**Listed records:**
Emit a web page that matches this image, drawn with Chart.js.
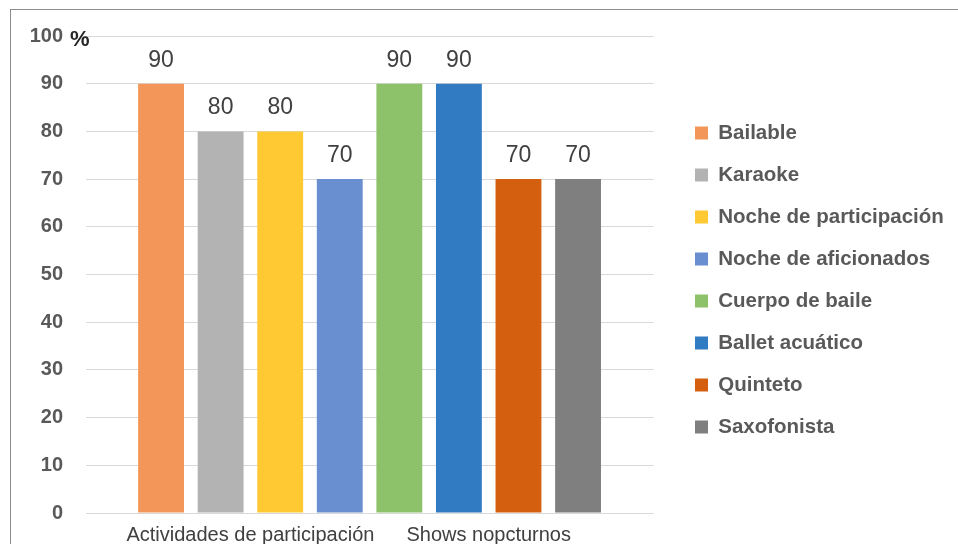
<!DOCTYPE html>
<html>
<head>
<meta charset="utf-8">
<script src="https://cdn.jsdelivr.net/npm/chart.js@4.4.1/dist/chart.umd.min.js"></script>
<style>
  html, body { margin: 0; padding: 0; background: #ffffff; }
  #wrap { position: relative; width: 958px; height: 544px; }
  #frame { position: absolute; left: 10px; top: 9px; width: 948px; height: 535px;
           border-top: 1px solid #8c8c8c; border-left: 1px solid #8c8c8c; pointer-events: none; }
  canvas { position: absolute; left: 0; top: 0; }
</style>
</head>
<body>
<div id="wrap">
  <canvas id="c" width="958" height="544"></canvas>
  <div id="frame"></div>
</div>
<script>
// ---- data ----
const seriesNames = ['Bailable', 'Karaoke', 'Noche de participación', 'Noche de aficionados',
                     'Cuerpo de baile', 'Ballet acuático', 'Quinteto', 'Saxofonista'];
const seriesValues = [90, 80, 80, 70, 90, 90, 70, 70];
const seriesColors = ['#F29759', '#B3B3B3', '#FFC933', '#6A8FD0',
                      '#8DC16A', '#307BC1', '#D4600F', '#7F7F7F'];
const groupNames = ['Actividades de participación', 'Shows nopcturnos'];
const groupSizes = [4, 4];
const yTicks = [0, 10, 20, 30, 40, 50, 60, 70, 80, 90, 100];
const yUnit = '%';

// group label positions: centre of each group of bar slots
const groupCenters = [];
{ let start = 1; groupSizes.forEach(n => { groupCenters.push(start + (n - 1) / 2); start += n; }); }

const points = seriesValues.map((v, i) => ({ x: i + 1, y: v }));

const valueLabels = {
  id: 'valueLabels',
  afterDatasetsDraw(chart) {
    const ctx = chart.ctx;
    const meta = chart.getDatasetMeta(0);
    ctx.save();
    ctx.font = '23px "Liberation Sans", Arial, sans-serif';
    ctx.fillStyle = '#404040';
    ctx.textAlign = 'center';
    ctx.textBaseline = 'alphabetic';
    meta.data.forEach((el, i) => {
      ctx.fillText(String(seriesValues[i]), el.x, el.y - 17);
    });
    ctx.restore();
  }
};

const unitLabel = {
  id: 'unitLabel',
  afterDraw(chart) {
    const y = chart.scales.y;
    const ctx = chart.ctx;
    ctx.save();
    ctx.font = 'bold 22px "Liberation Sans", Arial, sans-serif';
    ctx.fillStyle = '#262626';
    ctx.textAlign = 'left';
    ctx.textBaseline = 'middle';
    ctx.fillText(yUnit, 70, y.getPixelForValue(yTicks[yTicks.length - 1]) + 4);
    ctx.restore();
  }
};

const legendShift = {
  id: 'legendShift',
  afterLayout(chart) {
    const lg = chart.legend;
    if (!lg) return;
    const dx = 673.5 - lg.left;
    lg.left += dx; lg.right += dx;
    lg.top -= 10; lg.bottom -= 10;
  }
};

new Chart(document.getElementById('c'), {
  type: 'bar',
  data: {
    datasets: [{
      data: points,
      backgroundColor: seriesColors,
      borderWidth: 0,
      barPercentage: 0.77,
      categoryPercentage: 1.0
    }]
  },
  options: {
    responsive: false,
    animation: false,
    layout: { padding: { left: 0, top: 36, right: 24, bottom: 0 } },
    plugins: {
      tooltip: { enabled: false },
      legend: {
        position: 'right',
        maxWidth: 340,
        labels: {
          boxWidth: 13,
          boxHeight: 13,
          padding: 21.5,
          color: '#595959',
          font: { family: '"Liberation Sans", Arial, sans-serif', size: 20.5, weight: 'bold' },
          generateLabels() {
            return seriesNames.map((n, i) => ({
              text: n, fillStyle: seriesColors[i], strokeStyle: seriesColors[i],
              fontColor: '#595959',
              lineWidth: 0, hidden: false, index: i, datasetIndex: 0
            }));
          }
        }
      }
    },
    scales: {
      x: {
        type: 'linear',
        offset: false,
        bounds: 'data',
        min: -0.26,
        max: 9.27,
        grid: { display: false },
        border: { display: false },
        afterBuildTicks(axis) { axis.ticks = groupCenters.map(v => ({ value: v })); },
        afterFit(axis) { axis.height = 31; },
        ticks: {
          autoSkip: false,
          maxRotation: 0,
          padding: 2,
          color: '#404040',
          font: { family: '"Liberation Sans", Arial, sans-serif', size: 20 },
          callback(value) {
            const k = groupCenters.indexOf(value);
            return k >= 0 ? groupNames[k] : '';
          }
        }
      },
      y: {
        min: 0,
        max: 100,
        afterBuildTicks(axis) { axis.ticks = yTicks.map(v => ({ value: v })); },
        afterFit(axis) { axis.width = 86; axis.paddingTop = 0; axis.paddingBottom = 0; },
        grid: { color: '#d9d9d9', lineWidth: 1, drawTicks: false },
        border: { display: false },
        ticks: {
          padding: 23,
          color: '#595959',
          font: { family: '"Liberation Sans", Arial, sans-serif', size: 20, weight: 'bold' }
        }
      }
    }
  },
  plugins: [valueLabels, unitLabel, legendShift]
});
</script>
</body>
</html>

==

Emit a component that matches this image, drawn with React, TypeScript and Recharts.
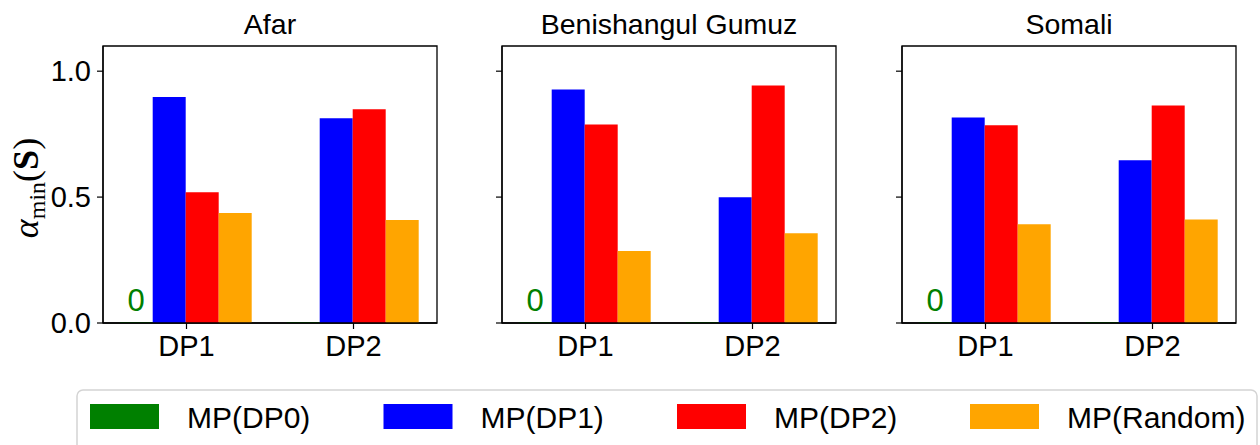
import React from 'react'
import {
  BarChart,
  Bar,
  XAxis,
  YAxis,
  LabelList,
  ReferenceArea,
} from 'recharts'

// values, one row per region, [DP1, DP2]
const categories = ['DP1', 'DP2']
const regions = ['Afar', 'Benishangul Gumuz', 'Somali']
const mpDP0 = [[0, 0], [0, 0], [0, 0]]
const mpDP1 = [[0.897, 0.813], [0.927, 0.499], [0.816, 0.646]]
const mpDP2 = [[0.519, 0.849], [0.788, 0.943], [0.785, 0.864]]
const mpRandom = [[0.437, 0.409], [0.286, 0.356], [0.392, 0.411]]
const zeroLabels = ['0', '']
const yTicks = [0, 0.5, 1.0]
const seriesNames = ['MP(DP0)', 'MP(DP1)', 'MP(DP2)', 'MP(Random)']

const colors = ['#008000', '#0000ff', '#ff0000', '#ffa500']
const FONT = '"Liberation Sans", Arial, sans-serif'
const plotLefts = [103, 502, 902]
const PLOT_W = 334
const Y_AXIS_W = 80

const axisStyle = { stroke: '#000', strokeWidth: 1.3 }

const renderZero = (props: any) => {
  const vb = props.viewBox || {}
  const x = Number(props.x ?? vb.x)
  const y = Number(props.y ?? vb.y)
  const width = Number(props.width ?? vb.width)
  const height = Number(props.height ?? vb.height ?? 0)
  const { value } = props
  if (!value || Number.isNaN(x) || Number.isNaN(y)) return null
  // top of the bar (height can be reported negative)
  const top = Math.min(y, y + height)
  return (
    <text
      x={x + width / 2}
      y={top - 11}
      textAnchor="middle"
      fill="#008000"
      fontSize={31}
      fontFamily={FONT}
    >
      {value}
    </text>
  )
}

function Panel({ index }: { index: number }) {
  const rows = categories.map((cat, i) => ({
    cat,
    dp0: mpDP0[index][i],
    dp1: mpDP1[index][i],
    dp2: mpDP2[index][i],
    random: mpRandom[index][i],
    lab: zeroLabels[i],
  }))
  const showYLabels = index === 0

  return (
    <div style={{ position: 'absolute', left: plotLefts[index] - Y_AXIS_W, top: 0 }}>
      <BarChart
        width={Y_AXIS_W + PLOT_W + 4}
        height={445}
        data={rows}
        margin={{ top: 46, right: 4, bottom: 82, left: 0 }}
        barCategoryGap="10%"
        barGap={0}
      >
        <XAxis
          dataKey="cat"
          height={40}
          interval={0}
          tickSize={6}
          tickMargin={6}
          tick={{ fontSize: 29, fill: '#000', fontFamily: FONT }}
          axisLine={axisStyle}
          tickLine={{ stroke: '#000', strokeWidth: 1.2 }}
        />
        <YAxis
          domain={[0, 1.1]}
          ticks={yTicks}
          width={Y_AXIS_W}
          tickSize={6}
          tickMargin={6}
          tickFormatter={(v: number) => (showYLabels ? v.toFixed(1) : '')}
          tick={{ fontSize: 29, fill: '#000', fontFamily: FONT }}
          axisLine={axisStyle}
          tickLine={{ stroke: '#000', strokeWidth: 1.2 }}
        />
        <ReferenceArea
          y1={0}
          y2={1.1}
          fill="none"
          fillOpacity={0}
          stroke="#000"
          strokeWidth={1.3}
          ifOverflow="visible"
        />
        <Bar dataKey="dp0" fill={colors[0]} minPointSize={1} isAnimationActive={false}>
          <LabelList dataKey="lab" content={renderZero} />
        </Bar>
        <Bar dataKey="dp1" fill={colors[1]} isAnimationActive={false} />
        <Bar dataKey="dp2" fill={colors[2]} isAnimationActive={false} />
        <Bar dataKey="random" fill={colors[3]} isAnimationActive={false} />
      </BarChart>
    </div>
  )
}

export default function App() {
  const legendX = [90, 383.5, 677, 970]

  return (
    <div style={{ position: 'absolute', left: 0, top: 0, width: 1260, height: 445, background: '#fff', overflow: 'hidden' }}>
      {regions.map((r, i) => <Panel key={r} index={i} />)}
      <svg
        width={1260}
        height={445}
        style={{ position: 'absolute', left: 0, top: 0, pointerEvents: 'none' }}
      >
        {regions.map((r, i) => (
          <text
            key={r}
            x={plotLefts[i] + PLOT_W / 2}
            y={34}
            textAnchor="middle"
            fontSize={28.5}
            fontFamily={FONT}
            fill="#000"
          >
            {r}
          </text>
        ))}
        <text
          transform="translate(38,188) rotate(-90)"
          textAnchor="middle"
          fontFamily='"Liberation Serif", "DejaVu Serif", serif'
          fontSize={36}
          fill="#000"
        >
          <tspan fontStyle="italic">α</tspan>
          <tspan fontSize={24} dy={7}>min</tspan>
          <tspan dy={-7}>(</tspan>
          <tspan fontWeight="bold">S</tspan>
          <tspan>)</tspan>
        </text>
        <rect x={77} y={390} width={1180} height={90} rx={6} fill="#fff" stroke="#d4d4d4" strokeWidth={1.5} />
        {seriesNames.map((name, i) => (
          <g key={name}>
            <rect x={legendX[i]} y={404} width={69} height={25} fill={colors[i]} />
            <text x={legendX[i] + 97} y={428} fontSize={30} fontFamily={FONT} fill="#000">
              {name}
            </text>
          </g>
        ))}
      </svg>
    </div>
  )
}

**Work to do:** Go to the line containing "Emit a component" and copy exactly from there through the line containing "stroke: '#000', strokeWidth: 1.3", both included, and nothing more. Pictures are excluded.

**The result:**
Emit a component that matches this image, drawn with React, TypeScript and Recharts.
import React from 'react'
import {
  BarChart,
  Bar,
  XAxis,
  YAxis,
  LabelList,
  ReferenceArea,
} from 'recharts'

// values, one row per region, [DP1, DP2]
const categories = ['DP1', 'DP2']
const regions = ['Afar', 'Benishangul Gumuz', 'Somali']
const mpDP0 = [[0, 0], [0, 0], [0, 0]]
const mpDP1 = [[0.897, 0.813], [0.927, 0.499], [0.816, 0.646]]
const mpDP2 = [[0.519, 0.849], [0.788, 0.943], [0.785, 0.864]]
const mpRandom = [[0.437, 0.409], [0.286, 0.356], [0.392, 0.411]]
const zeroLabels = ['0', '']
const yTicks = [0, 0.5, 1.0]
const seriesNames = ['MP(DP0)', 'MP(DP1)', 'MP(DP2)', 'MP(Random)']

const colors = ['#008000', '#0000ff', '#ff0000', '#ffa500']
const FONT = '"Liberation Sans", Arial, sans-serif'
const plotLefts = [103, 502, 902]
const PLOT_W = 334
const Y_AXIS_W = 80

const axisStyle = { stroke: '#000', strokeWidth: 1.3 }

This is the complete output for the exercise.